No importa la vida de cada niño, truncada desde su nacimiento; no importa el dolor de su madre, de su padre, de sus hermanos.
El 28 de diciembre se recuerda a los Santos Inocentes, los protagonistas involuntarios de la tragedia conocida en el mundo como la “Masacre de los Inocentes”: durante el reinado de Herodes el Grande, los Magos llegaron a Jerusalén buscando al "rey de los judíos," recién nacido. Al enterarse del nacimiento del Mesías, Herodes pidió a los Magos que lo informaran sobre su ubicación exacta, fingiendo que él también quería adorarlo, pero en realidad planeando eliminarlo. Sin embargo, los Magos nunca volvieron a él con la información solicitada, avisados en sueños del peligro. El Evangelio según San Mateo continúa la narración de lo que ocurrió después de la "traición" de los Magos al rey:
“Cuando Herodes se dio cuenta de que los Magos se habían burlado de él, se enfureció y mandó matar a todos los niños que estaban en Belén y en toda su región, que tenían dos años o menos, según el tiempo que había aprendido con exactitud de los Magos. Entonces se cumplió lo dicho por el profeta Jeremías: ‘Se oyó una voz en Rama, llanto y gran lamento: Raquel llora a sus hijos y no quiere ser consolada, porque ya no existen’” (Mateo 2,16-18).
La Masacre de los Inocentes narra la matanza de decenas de niños inocentes, sin culpa y sin rol político, asesinados por la sed de poder de un rey cuya ciega avaricia no conoció límites.
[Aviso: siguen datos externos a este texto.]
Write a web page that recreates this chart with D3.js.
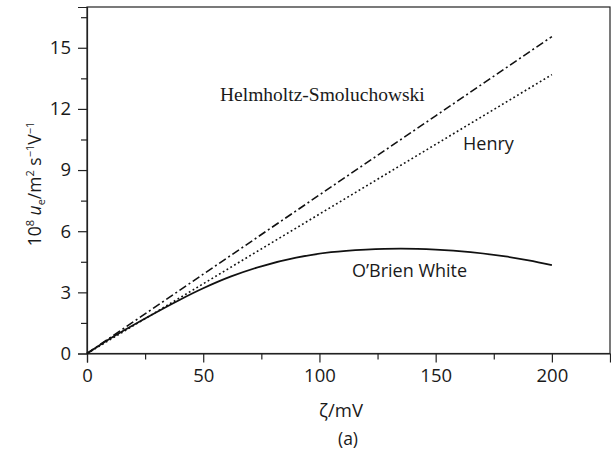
<!DOCTYPE html>
<html>
<head>
<meta charset="utf-8">
<script src="https://cdn.jsdelivr.net/npm/d3@7"></script>
<style>
  html, body { margin: 0; padding: 0; background: #fff; }
  svg { display: block; }
  text { fill: #1a1a1a; }
</style>
</head>
<body>
<svg id="chart" width="611" height="453"></svg>
<script>
// Electrophoretic mobility vs zeta potential for three models
const zetaHS = [0, 50, 100, 150, 200];
const mobilityHS = [0, 3.89, 7.78, 11.66, 15.55];

const zetaHenry = [0, 50, 100, 150, 200];
const mobilityHenry = [0, 3.42, 6.84, 10.26, 13.68];

const zetaOW = [0, 10, 25, 40, 50, 62, 75, 90, 105, 120, 135, 150, 165, 180, 190, 200];
const mobilityOW = [0, 0.74, 1.72, 2.64, 3.2, 3.78, 4.28, 4.7, 4.97, 5.1, 5.15, 5.1, 4.97, 4.76, 4.57, 4.33];

const xTicks = [0, 50, 100, 150, 200];
const xMinorTicks = [25, 75, 125, 175];
const yTicks = [0, 3, 6, 9, 12, 15];
const yMinorTicks = [1.5, 4.5, 7.5, 10.5, 13.5, 16.5];

const svg = d3.select("#chart");
const plotLeft = 87, plotRight = 610, plotTop = 7, plotBottom = 353.5;

const x = d3.scaleLinear().domain([0, 225]).range([plotLeft, plotRight]);
const y = d3.scaleLinear().domain([0, 17]).range([plotBottom, plotTop]);

const tickFont = "'Open Sans', 'Noto Sans', sans-serif";

// frame
svg.append("rect")
  .attr("x", plotLeft).attr("y", plotTop)
  .attr("width", plotRight - plotLeft).attr("height", plotBottom - plotTop)
  .attr("fill", "none").attr("stroke", "#222").attr("stroke-width", 1.2);

// x axis
svg.append("g").attr("transform", `translate(0,${plotBottom})`)
  .call(d3.axisBottom(x).tickValues(xTicks).tickSize(9).tickPadding(6).tickFormat(d3.format("d")));
svg.append("g").attr("transform", `translate(0,${plotBottom})`)
  .call(d3.axisBottom(x).tickValues(xMinorTicks).tickSize(6).tickFormat(""))
  .call(g => g.select(".domain").remove());

// y axis
svg.append("g").attr("transform", `translate(${plotLeft},0)`)
  .call(d3.axisLeft(y).tickValues(yTicks).tickSize(9).tickPadding(7).tickFormat(d3.format("d")));
svg.append("g").attr("transform", `translate(${plotLeft},0)`)
  .call(d3.axisLeft(y).tickValues(yMinorTicks).tickSize(6).tickFormat(""))
  .call(g => g.select(".domain").remove());

svg.selectAll(".tick line").attr("stroke", "#222").attr("stroke-width", 1.2);
svg.selectAll(".domain").attr("stroke", "#222").attr("stroke-width", 1.2);
svg.selectAll(".tick text")
  .attr("font-family", tickFont).attr("font-size", 18.5).attr("fill", "#1a1a1a");

// curves
const line = d3.line().x(d => x(d[0])).y(d => y(d[1]));

svg.append("path")
  .datum(d3.zip(zetaHS, mobilityHS))
  .attr("d", line).attr("fill", "none")
  .attr("stroke", "#111").attr("stroke-width", 1.6)
  .attr("stroke-dasharray", "8,3,2,3");

svg.append("path")
  .datum(d3.zip(zetaHenry, mobilityHenry))
  .attr("d", line).attr("fill", "none")
  .attr("stroke", "#111").attr("stroke-width", 1.6)
  .attr("stroke-dasharray", "1.8,2.6");

svg.append("path")
  .datum(d3.zip(zetaOW, mobilityOW))
  .attr("d", line.curve(d3.curveCatmullRom.alpha(0.5))).attr("fill", "none")
  .attr("stroke", "#111").attr("stroke-width", 1.8);

// curve labels
svg.append("text").attr("x", 220).attr("y", 101)
  .attr("font-family", "'Liberation Serif', 'Times New Roman', serif")
  .attr("font-size", 19.5).text("Helmholtz-Smoluchowski");

svg.append("text").attr("x", 463).attr("y", 150)
  .attr("font-family", tickFont).attr("font-size", 18).text("Henry");

svg.append("text").attr("x", 352).attr("y", 277)
  .attr("font-family", tickFont).attr("font-size", 18).text("O’Brien White");

// axis titles
svg.append("text").attr("x", 341).attr("y", 417).attr("text-anchor", "middle")
  .attr("font-family", tickFont).attr("font-size", 18.5).text("ζ/mV");

svg.append("text").attr("x", 348).attr("y", 445).attr("text-anchor", "middle")
  .attr("font-family", tickFont).attr("font-size", 17.5).text("(a)");

const yl = svg.append("text")
  .attr("transform", "translate(41,184) rotate(-90)")
  .attr("text-anchor", "middle")
  .attr("font-family", tickFont).attr("font-size", 17.5);
yl.append("tspan").text("10");
yl.append("tspan").attr("font-size", 11).attr("dy", -7).text("8");
yl.append("tspan").attr("dy", 7).text(" ");
yl.append("tspan").attr("font-style", "italic").text("u");
yl.append("tspan").attr("font-size", 11).attr("dy", 4).text("e");
yl.append("tspan").attr("dy", -4).text("/m");
yl.append("tspan").attr("font-size", 11).attr("dy", -7).text("2");
yl.append("tspan").attr("dy", 7).text(" s");
yl.append("tspan").attr("font-size", 11).attr("dy", -7).text("−1");
yl.append("tspan").attr("dy", 7).text("V");
yl.append("tspan").attr("font-size", 11).attr("dy", -7).text("−1");
</script>
</body>
</html>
Nos cuenta una historia desgraciadamente siempre actual: la historia sangrienta de los equilibrios políticos que, cuando están en manos de personajes llenos de odio hacia cualquier posible obstáculo a sus planes de dominio, aplastan sin remordimientos bajo sus estrategias cientos y miles de vidas inocentes, siendo los civiles –y especialmente los niños– el terrible emblema.
Herodes, para preservar su poder, debe matar “al rey de Judea” que ha nacido y representa una amenaza a su rol hegemónico sobre la región; para hacerlo, no duda en condenar a muerte a todos los niños de su edad, para asegurarse de no dejarlo escapar. No importa la vida de los niños, truncada desde su nacimiento; no importa el dolor de su madre, de su padre, de sus hermanos.
No importa, en el gran plan estratégico que involucra a las mayores potencias internacionales, el llanto de Mohamed Abuel-Qomasan, quien, el 13 de agosto de 2024, fue al registro civil para inscribir a sus dos gemelos recién nacidos, solo para regresar a tiempo y ver la masacre ocurrida sobre su familia entre los escombros de Gaza. No importan los deseos y sueños de los cuatro niños que murieron bajo un ataque aéreo en el campo de refugiados de Deir al-Balah junto a su madre, como no lo hacen los de todos los niños caídos bajo las bombas que impactaron varias escuelas-refugio de la Franja.
En Deir al-Balah, otra niña grita de dolor: Rahab llora por su madre y su hermana, pero nadie escucha su voz, cubierta por los discursos de los líderes internacionales; no se escucha la voz de Adnan, que a los ocho años ha conocido en Tiro el ruido de las bombas y el cristal roto de una casa que explota, ni la de Shireen, que se refugió en Beirut desde Kafra y sigue viendo la oscuridad y el miedo en sus sueños.
Sin embargo, estas pequeñas voces merecen ser escuchadas: los inocentes de nuestro tiempo merecen ser vistos, ser llorados, y ayudarnos con su frágil fuerza a reconocer la esperanza incluso cuando parece tan pequeña que casi no podemos reconocerla. Nosotros, de Pro Terra Sancta, hemos conocido niños tan fuertes que parecen mayores, más grandes que las inmensas tragedias que los rodean cada día: niños que nos han enseñado que la desesperación nunca es una verdadera opción para quienes viven cada día en situaciones tan terribles que parecen, para quienes tienen el privilegio de no conocerlas de primera mano, inconcebibles, imposibles.
Sin embargo, para muchos, son la realidad: la única que conocen, la única que tienen para cultivar sueños, deseos. Para María, jugar en el equipo de fútbol del Terra Sancta College de Alepo no es un increíble acto de coraje y rebeldía, sino que es su vida cotidiana, su forma de vivir sus pasiones y su juventud. Para Layla, aprender a nadar en la piscina del Hogar Niño Dios no es una revolución privada, sino una pequeña conquista personal, al igual que los versos que Rahab compone para procesar su dolor.
Y es precisamente esta naturalidad la que convierte a cada uno de estos niños en un ejemplo de esperanza, cada uno de sus gestos en una verdadera revolución: de esas que nacen desde abajo, sin ser conscientes de su alcance histórico y humano, y por eso profundamente sinceras, poderosas e imparables.